Tuesday 23 February 2010

Losing the Abbey Habit

I’m relocating my UK base. So I’ve written something like 50 letters telling the taxman, the banks, and my pension funds. It’s amazing just how many people need to know.

By return, letters flood back. Sometimes two; one to my old address and one to the new. The process is remarkably easy and pain free.

With one exception.

Grupo Santander, the Spanish operation that is now the owner of the Abbey National, requires me to present myself in person at my branch. With ID. ‘Just to keep your account safe, we have kept the passbook.’

Now it happens that I spend the winter in Spain. Santander knows that because they write to me every month in English and in Spanish telling me how little interest they are paying me on my Sterling and Euro investments.

But the letter telling me that they cannot do the change by post has been sent to my new address in England. The very one that they supposedly cannot use until I present myself in person. Together with a form of identification.

My builder rescues the letter from an area between his concrete mixer and my new study and informs me of its contents. Not only does Santander want me to present myself in person with some ID, they also want a form filled up. I have to submit details of my marital status, whether I am earning and a lot more besides.

I ring a chum from another life, who is now editor of one of Britain’s leading financial publications and seek his advice. ‘It’s nonsense’, he says. ‘They have no right and no regulatory requirement to demand any of that information.’

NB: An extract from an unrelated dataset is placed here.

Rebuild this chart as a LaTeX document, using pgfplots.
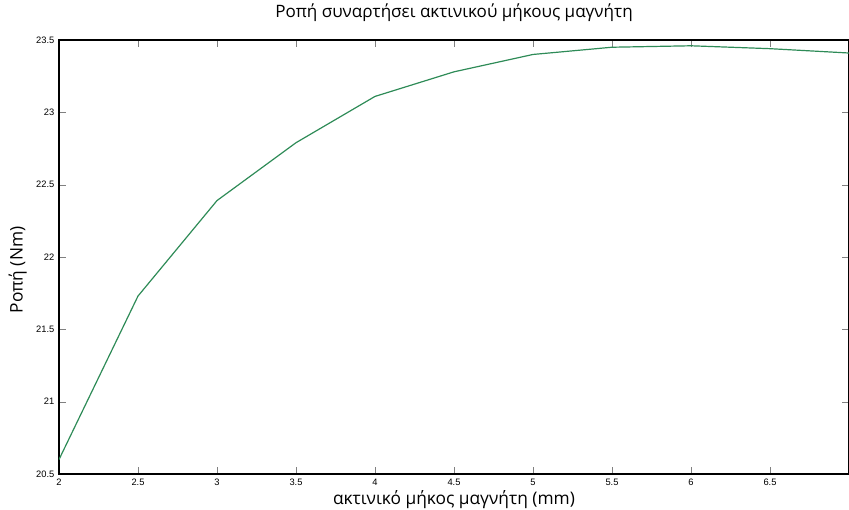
\documentclass[border=0pt]{standalone}
\usepackage{fontspec}
\setmainfont{Open Sans}
\newfontfamily\tickfont{Liberation Sans}
\usepackage{pgfplots}
\pgfplotsset{compat=1.18}
\definecolor{linegreen}{RGB}{46,139,87}

\pgfplotstableread{
x   y
2.0 20.60
2.5 21.73
3.0 22.39
3.5 22.79
4.0 23.11
4.5 23.28
5.0 23.40
5.5 23.45
6.0 23.46
6.5 23.44
7.0 23.41
}\ropedata

\begin{document}
\begin{tikzpicture}
\begin{axis}[scale only axis,width=592.5pt,height=325.5pt,
xmin=2,xmax=7,ymin=20.5,ymax=23.5,
xtick={2,2.5,3,3.5,4,4.5,5,5.5,6,6.5},
ytick={20.5,21,21.5,22,22.5,23,23.5},
tick align=inside,tick pos=both,major tick length=5pt,
axis line style={line width=0.9pt},
/pgf/number format/assume math mode=true,
ticklabel style={font=\tickfont\fontsize{7}{8}\selectfont},
title={Ροπή συναρτήσει ακτινικού μήκους μαγνήτη},
title style={font=\fontsize{12.8}{15}\selectfont,at={(0.5,1)},anchor=base,yshift=11pt},
xlabel={ακτινικό μήκος μαγνήτη (mm)},
xlabel style={font=\fontsize{13}{15}\selectfont,at={(0.5,0)},anchor=base,yshift=-23pt},
ylabel={Ροπή (Nm)},
ylabel style={font=\fontsize{13}{15}\selectfont,at={(0,0.47)},anchor=center,yshift=31pt}]
\addplot[color=linegreen,line width=0.9pt,no marks] table[x=x,y=y] {\ropedata};
\coordinate (ll) at (rel axis cs:0,0);
\coordinate (ur) at (rel axis cs:1,1);
\end{axis}
\pgfresetboundingbox
\path ([shift={(-44.25pt,-27pt)}]ll) rectangle ([shift={(0pt,30pt)}]ur);
\end{tikzpicture}
\end{document}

Unusually, my presence in England is required in the dark depths of winter, so I call my Santander Branch to enquire if they really do need all that they are requesting. Upon their affirmation, I request to meet with the branch manager the following morning.

The day arrives and I present myself with several forms of ID at the former hotel that now houses the local branch of the organisation that gave me my first piggy bank at the age of four or five.

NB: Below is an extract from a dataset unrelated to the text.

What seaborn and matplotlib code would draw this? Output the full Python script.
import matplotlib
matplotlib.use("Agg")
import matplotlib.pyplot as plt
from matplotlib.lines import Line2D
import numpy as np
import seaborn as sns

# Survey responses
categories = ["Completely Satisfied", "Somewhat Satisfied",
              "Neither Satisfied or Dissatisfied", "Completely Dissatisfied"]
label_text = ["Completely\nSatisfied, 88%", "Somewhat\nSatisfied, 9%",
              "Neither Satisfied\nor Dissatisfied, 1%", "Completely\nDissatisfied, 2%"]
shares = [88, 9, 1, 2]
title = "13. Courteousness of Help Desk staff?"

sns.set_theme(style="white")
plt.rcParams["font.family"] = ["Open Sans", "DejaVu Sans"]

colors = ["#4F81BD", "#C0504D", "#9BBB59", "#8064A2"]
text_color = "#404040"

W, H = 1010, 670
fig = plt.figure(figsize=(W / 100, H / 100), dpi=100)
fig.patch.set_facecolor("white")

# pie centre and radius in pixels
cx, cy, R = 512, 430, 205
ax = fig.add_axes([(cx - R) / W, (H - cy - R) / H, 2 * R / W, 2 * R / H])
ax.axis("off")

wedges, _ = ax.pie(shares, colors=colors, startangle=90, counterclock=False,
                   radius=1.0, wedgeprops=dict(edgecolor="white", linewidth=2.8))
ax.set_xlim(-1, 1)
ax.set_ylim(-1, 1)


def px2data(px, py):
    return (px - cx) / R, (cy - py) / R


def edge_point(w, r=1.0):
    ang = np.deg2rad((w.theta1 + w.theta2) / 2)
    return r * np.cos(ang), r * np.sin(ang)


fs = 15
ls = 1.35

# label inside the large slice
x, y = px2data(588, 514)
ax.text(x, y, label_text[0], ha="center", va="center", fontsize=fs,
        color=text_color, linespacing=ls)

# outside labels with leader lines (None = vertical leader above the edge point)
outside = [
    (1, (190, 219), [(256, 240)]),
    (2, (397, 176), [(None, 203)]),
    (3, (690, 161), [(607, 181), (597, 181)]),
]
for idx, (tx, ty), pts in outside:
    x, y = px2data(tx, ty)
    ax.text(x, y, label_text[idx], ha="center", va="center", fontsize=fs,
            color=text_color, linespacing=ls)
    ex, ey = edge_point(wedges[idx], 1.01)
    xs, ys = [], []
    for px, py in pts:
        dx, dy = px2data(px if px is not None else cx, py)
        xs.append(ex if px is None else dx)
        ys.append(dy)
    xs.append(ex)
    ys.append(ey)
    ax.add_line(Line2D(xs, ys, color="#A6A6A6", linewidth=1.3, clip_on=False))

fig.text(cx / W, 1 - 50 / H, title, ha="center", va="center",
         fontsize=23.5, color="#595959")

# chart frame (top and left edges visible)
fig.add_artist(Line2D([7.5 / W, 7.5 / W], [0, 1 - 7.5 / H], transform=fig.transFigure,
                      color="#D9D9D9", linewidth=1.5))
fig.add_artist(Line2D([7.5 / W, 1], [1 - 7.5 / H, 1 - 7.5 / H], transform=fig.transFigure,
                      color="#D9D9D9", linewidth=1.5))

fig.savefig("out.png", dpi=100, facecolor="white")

A short while after announcing the purpose of my visit, a woman arrives clutching my passbook. No handshake, no smile of welcome. This is a woman on a mission. Clearly out to achieve a victory.

‘I don’t have a meeting with you,’ she declares abruptly.

‘But you have my passbook,’ I splutter, ‘you must have been expecting me.’

This extraordinarily brusque tirade continues for ten minutes.

No question of ‘I am terribly sorry for the inconvenience and would be grateful if you would fill up the official form. Or ‘no, we don’t actually need to know if you are married or if you are working or not.’

This is a case of being told, rather like a five year old at primary school, that if I don’t eat up my scoops of mashed potato, I can’t have my tapioca pudding. Or my passbook. The woman’s attitude is appalling. I wonder several times who is supposedly providing the service.

I query why my signed letter is not sufficient. ‘We don’t have a copy of your signature at the branch.’ ‘What about the one in my passbook?’ I enquire.

I produce a folder containing copies of letters from a host of banks and other financial institutions who have changed my address, including the Alliance and Leicester, also now owned by Grupo Santander.

‘I don’t care how anyone else deals with this. I need you to fill up the form and I am not giving the passbook back to you until you have done it. Apart from anything, my staff could have dealt with this, you didn’t need to ask for me’.

With hands shaking with rage, I fill up the form, querying on several occasions whether my marital and employment status are actually needed. I point out that my financial journalist chum tells me there is no FSA requirement for such information.

She is as impressed with this as my helpful suggestion when she has last been on a customer care course and whether she is hoping for a long career with Santander.

On completion of my form filling and presentation of my driving licence, I ascertain whether this amazingly customer-focussed individual is now happy that I have provided sufficient information to change my address. The one to which they have already written to me telling me that they can’t.

‘Yes,’ she replies, ‘this meeting is at an end.’

‘No, it’s not, said I. ‘You have just discussed my financial affairs with a complete stranger for fifteen minutes without, until now, checking my identity. NOW the meeting is at an end.’

When I tell my editor friend of the altercation, he laughs. ‘My wife had exactly the same treatment. They really do not care about the customer any more.’

There’s no point in complaining. I shall just move my investments from Santander in the UK and Spain. I shall sell my shares and in due course accept the proceeds from the endowments they mis-sold me nearly 25 years ago. I shall remove all traces of a fifty-year long relationship with an organisation that certainly used to be quite habit-forming.

But I shall tell everyone I know about what happened, including some senior folk at Grupo Santander. Maybe, just maybe, madam will have her fortune told, be sent on a customer care course or, better still, be given early retirement.

I have my passbook in front of me as I write.

It contains £4.28

ENDS

1 comment:

  1. Absolutely astonishing! Political correctness gone mad!
    Banks have got far above their station in life, and up to now, no one seems to be able to control them!

    Im my view, bankers have been known by their wrong name for quite some time now!